Single-layer feedforward neural network - classification

\begin{gather}
E(\textbf{C}_{\text{obs}}, \textbf{W}, \textbf{K})=-\frac{1}{n}\textbf{e}^\top_{n_c}(\textbf{C}_{\text{obs}} \odot \textbf{W}\sigma(\textbf{KY})) \textbf{e}_n + 
\frac{1}{n}\log(\textbf{e}^\top_{n_c}\exp(\textbf{W}\sigma(\textbf{KY})))\textbf{e}_n
\end{gather}

So when comparing the single layer networks to the linear scenario, the only difference is that the $\textbf{Y}$ input feature
matrix is transformed into $\sigma(\textbf{KY})$. We apply a matrix $\textbf{K}$ to expand the matrix, and then change the rank by applying the nonlinear activation function $\sigma$. What deep learning essentially does is increase the rank of the matrix, which is usually an undetermined system, to improve the conditions of the optimization problem (make it convex, for example).
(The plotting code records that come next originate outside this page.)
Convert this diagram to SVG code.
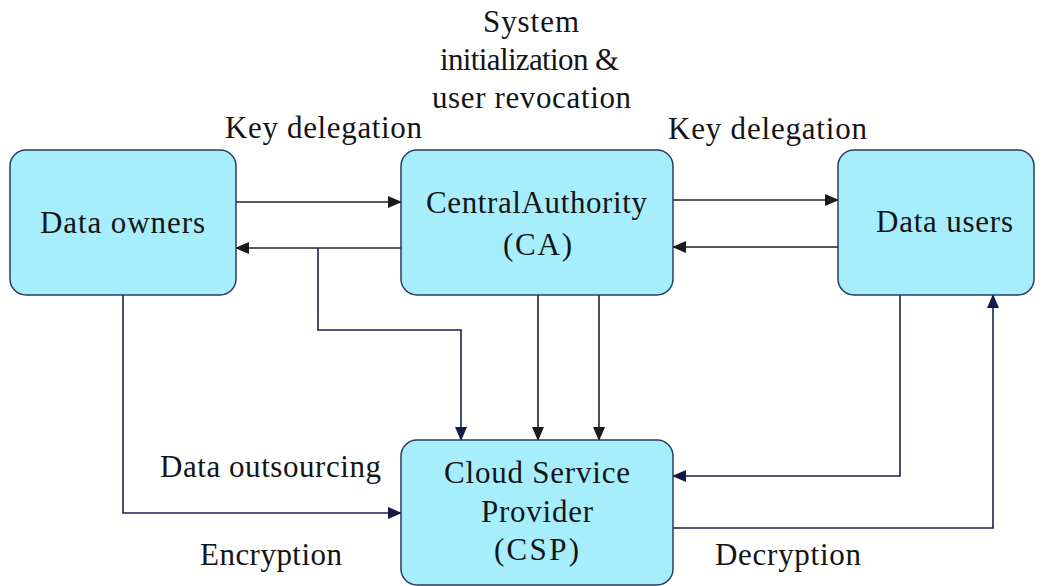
<svg xmlns="http://www.w3.org/2000/svg" width="1044" height="586" viewBox="0 0 1044 586">
<style>
.box{fill:#a6eefc;stroke:#2b3a5c;stroke-width:1.5}
.t{font-family:"Liberation Serif","Times New Roman",serif;font-size:31px;fill:#141414}
.l{fill:none;stroke:#222;stroke-width:1.6}
.n{fill:none;stroke:#1b2150;stroke-width:1.6}
</style>
<defs>
<marker id="ak" markerWidth="14" markerHeight="12" refX="13" refY="6" orient="auto" markerUnits="userSpaceOnUse"><path d="M0,0 L14,6 L0,12 Z" fill="#1a1a1a"/></marker>
<marker id="an" markerWidth="14" markerHeight="12" refX="13" refY="6" orient="auto" markerUnits="userSpaceOnUse"><path d="M0,0 L14,6 L0,12 Z" fill="#141a48"/></marker>
</defs>
<rect width="1044" height="586" fill="#fff"/>
<g id="labels">
<text class="t" x="483" y="32" textLength="96" lengthAdjust="spacing">System</text>
<text class="t" x="440" y="70" textLength="179" lengthAdjust="spacing">initialization &amp;</text>
<text class="t" x="432" y="108" textLength="199" lengthAdjust="spacing">user revocation</text>
<text class="t" x="225" y="138" textLength="197" lengthAdjust="spacing">Key delegation</text>
<text class="t" x="668" y="139" textLength="199" lengthAdjust="spacing">Key delegation</text>
<text class="t" x="160" y="477" textLength="221" lengthAdjust="spacing">Data outsourcing</text>
<text class="t" x="200" y="565" textLength="142" lengthAdjust="spacing">Encryption</text>
<text class="t" x="715" y="565" textLength="146" lengthAdjust="spacing">Decryption</text>
</g>
<g id="connectors">
<line class="l" x1="236" y1="202" x2="401" y2="202" marker-end="url(#ak)"/>
<line class="l" x1="401" y1="248" x2="236" y2="248" marker-end="url(#ak)"/>
<line class="l" x1="673" y1="200" x2="838" y2="200" marker-end="url(#ak)"/>
<line class="l" x1="838" y1="247" x2="673" y2="247" marker-end="url(#ak)"/>
<polyline class="n" points="318,248 318,330 461,330 461,440" marker-end="url(#an)"/>
<line class="l" x1="538" y1="295" x2="538" y2="440" marker-end="url(#ak)"/>
<line class="l" x1="599" y1="295" x2="599" y2="440" marker-end="url(#ak)"/>
<polyline class="n" points="900,295 900,476 673,476" marker-end="url(#an)"/>
<polyline class="n" points="673,528 993,528 993,295" marker-end="url(#an)"/>
<polyline class="n" points="123,295 123,513 401,513" marker-end="url(#an)"/>
</g>
<g id="data-owners">
<rect class="box" x="10" y="150" width="226" height="145" rx="16"/>
<text class="t" x="40" y="233" textLength="165" lengthAdjust="spacing">Data owners</text>
</g>
<g id="central-authority">
<rect class="box" x="401" y="150" width="272" height="145" rx="16"/>
<text class="t" x="426" y="213" textLength="221" lengthAdjust="spacing">CentralAuthority</text>
<text class="t" x="503" y="255" textLength="69" lengthAdjust="spacing">(CA)</text>
</g>
<g id="data-users">
<rect class="box" x="838" y="150" width="196" height="145" rx="16"/>
<text class="t" x="876" y="232" textLength="137" lengthAdjust="spacing">Data users</text>
</g>
<g id="csp">
<rect class="box" x="401" y="440" width="272" height="145" rx="16"/>
<text class="t" x="444" y="483" textLength="186" lengthAdjust="spacing">Cloud Service</text>
<text class="t" x="481" y="522" textLength="112" lengthAdjust="spacing">Provider</text>
<text class="t" x="494" y="560" textLength="85" lengthAdjust="spacing">(CSP)</text>
</g>
</svg>
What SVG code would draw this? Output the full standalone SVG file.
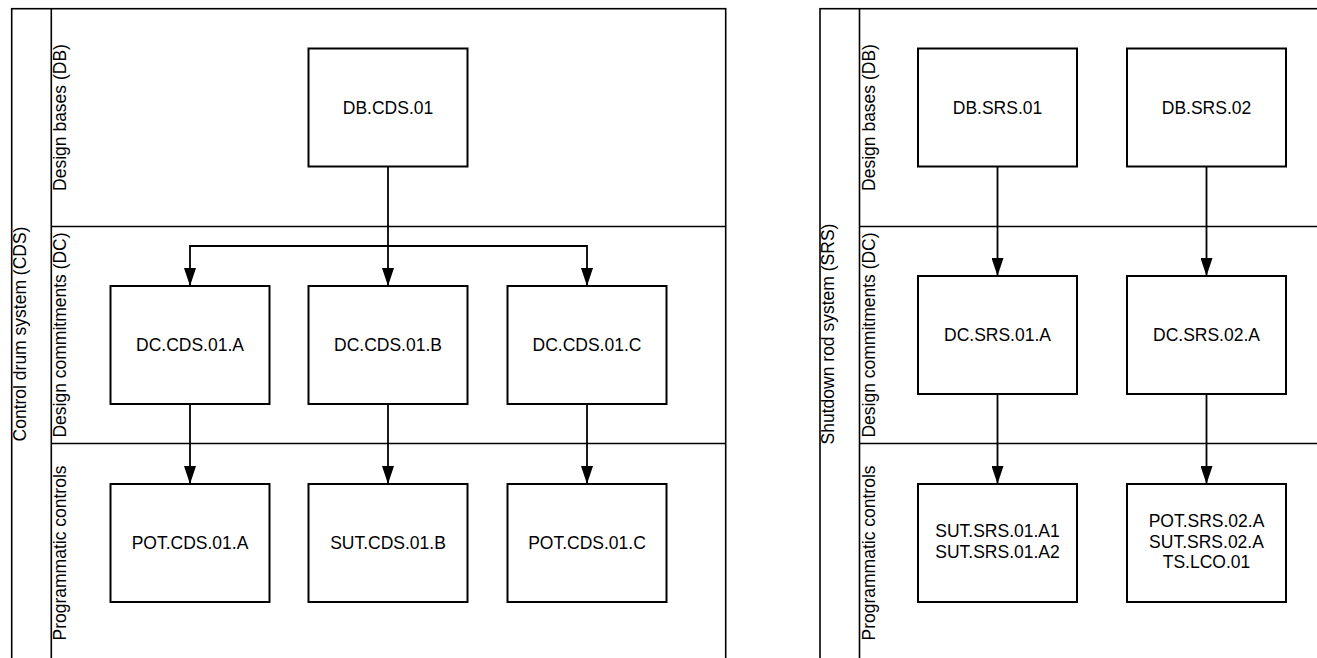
<svg xmlns="http://www.w3.org/2000/svg" width="1317" height="658" viewBox="0 0 1317 658">
  <defs>
    <marker id="arrow" viewBox="0 0 18 12" refX="18" refY="6" markerWidth="18" markerHeight="12" markerUnits="userSpaceOnUse" orient="auto">
      <path d="M0,0 L18,6 L0,12 Z" fill="#000"/>
    </marker>
  </defs>
  <style>
    .pool { fill: none; stroke: #000; stroke-width: 1.6; }
    .node rect { fill: #fff; stroke: #000; stroke-width: 2; }
    .node text { font-family: "Liberation Sans", Arial, sans-serif; font-size: 17.5px; text-anchor: middle; fill: #000; }
    .lane-label { font-family: "Liberation Sans", Arial, sans-serif; font-size: 17.5px; text-anchor: middle; fill: #000; }
    .edge { fill: none; stroke: #000; stroke-width: 1.8; }
    .edge.arrow { marker-end: url(#arrow); }
  </style>
  <rect width="1317" height="658" fill="#fff"/>

  <!-- Control drum system pool -->
  <g id="pool-cds">
    <rect class="pool" x="11.7" y="8.7" width="714" height="660"/>
    <line class="pool" x1="51.3" y1="8.7" x2="51.3" y2="670"/>
    <line class="pool" x1="51.3" y1="226.5" x2="725.7" y2="226.5"/>
    <line class="pool" x1="51.3" y1="443.5" x2="725.7" y2="443.5"/>
    <text class="lane-label" transform="translate(25.5,334) rotate(-90)">Control drum system (CDS)</text>
    <text class="lane-label" transform="translate(66,117.5) rotate(-90)">Design bases (DB)</text>
    <text class="lane-label" transform="translate(66,335) rotate(-90)">Design commitments (DC)</text>
    <text class="lane-label" transform="translate(66,553) rotate(-90)">Programmatic controls</text>
  </g>

  <!-- Shutdown rod system pool -->
  <g id="pool-srs">
    <rect class="pool" x="820" y="8.7" width="520" height="660"/>
    <line class="pool" x1="859.5" y1="8.7" x2="859.5" y2="670"/>
    <line class="pool" x1="859.5" y1="226.5" x2="1340" y2="226.5"/>
    <line class="pool" x1="859.5" y1="443.5" x2="1340" y2="443.5"/>
    <text class="lane-label" transform="translate(834,334) rotate(-90)">Shutdown rod system (SRS)</text>
    <text class="lane-label" transform="translate(874.5,117.5) rotate(-90)">Design bases (DB)</text>
    <text class="lane-label" transform="translate(874.5,335) rotate(-90)">Design commitments (DC)</text>
    <text class="lane-label" transform="translate(874.5,553) rotate(-90)">Programmatic controls</text>
  </g>

  <!-- Connectors -->
  <g id="connectors">
    <path class="edge arrow" d="M388,167 V286"/>
    <path class="edge arrow" d="M388,246 H190 V286"/>
    <path class="edge arrow" d="M388,246 H587 V286"/>
    <path class="edge arrow" d="M190,404 V484"/>
    <path class="edge arrow" d="M388,404 V484"/>
    <path class="edge arrow" d="M587,404 V484"/>
    <path class="edge arrow" d="M997.5,167 V276"/>
    <path class="edge arrow" d="M1206.5,167 V276"/>
    <path class="edge arrow" d="M997.5,394 V484"/>
    <path class="edge arrow" d="M1206.5,394 V484"/>
  </g>

  <!-- CDS nodes -->
  <g id="DB.CDS.01" class="node">
    <rect x="308.5" y="48.5" width="159" height="118"/>
    <text x="388" y="113.5">DB.CDS.01</text>
  </g>
  <g id="DC.CDS.01.A" class="node">
    <rect x="110.5" y="286" width="159" height="118"/>
    <text x="190" y="351">DC.CDS.01.A</text>
  </g>
  <g id="DC.CDS.01.B" class="node">
    <rect x="308.5" y="286" width="159" height="118"/>
    <text x="388" y="351">DC.CDS.01.B</text>
  </g>
  <g id="DC.CDS.01.C" class="node">
    <rect x="507.5" y="286" width="159" height="118"/>
    <text x="587" y="351">DC.CDS.01.C</text>
  </g>
  <g id="POT.CDS.01.A" class="node">
    <rect x="110.5" y="484" width="159" height="118"/>
    <text x="190" y="549">POT.CDS.01.A</text>
  </g>
  <g id="SUT.CDS.01.B" class="node">
    <rect x="308.5" y="484" width="159" height="118"/>
    <text x="388" y="549">SUT.CDS.01.B</text>
  </g>
  <g id="POT.CDS.01.C" class="node">
    <rect x="507.5" y="484" width="159" height="118"/>
    <text x="587" y="549">POT.CDS.01.C</text>
  </g>

  <!-- SRS nodes -->
  <g id="DB.SRS.01" class="node">
    <rect x="918" y="48.5" width="159" height="118"/>
    <text x="997.5" y="113.5">DB.SRS.01</text>
  </g>
  <g id="DB.SRS.02" class="node">
    <rect x="1127" y="48.5" width="159" height="118"/>
    <text x="1206.5" y="113.5">DB.SRS.02</text>
  </g>
  <g id="DC.SRS.01.A" class="node">
    <rect x="918" y="276" width="159" height="118"/>
    <text x="997.5" y="341">DC.SRS.01.A</text>
  </g>
  <g id="DC.SRS.02.A" class="node">
    <rect x="1127" y="276" width="159" height="118"/>
    <text x="1206.5" y="341">DC.SRS.02.A</text>
  </g>
  <g id="SUT.SRS.01.A" class="node">
    <rect x="918" y="484" width="159" height="118"/>
    <text x="997.5" y="536.7">SUT.SRS.01.A1</text>
    <text x="997.5" y="557.7">SUT.SRS.01.A2</text>
  </g>
  <g id="SRS.02.A.controls" class="node">
    <rect x="1127" y="484" width="159" height="118"/>
    <text x="1206.5" y="526.7">POT.SRS.02.A</text>
    <text x="1206.5" y="547.5">SUT.SRS.02.A</text>
    <text x="1206.5" y="568.3">TS.LCO.01</text>
  </g>
</svg>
The idea of Extreme Learning Machines is that if we can randomize the $\textbf{K}$, then we can just use existing methods for 
solving the linear regression and classification case without having to resort to previous iterative methods like backpropagation for finding the weights for both $\textbf{W}$ and $\textbf{K}$. It removes the optimization for $\textbf{K}$, and let's us just focus on the $\textbf{W}$. 

In [33]:
n_c = 3
n_f = 2
n = 100
m = 50

Y = np.random.normal(size = (n_f, n))
C = np.random.uniform(size = (n_c, n))

In [67]:
def ELM(Y, C, m):
    """
    Implementation of the Extreme Learning Machine Regression. So easy!
    
    Parameters
        Y -- input feature matrix (n_f x n)
        C -- output label matrix (n_c x n)
        m -- number of hidden nodes
        
    Returns
        W -- weight matrix (n_c x m)
        S -- transformed feature matrix (m x n)
    """
    n_f, n = Y.shape
    n_c = C.shape[0]
    
    # Add bias vector
    b = np.ones((1, n))
    Y = np.vstack((Y, b))
    
    # Randomize the weights and biases from input layer to hidden layer
    K = np.random.uniform(size = (m, n_f + 1))
    # Elementwise activation function to increase rank
    S = np.tanh(K @ Y)
    # Solve the linear system
    W = np.linalg.lstsq(S.T, C.T)[0]
    
    return W.T, S

In [68]:
W, S = ELM(Y, C, 100)



In [69]:
np.linalg.norm(W @ S - C)

0.0002656694159921141

In [70]:
D = np.linalg.lstsq(Y.T, C.T)[0]

  """Entry point for launching an IPython kernel.


In [71]:
np.linalg.norm(D.T @ Y - C)

10.040964175188037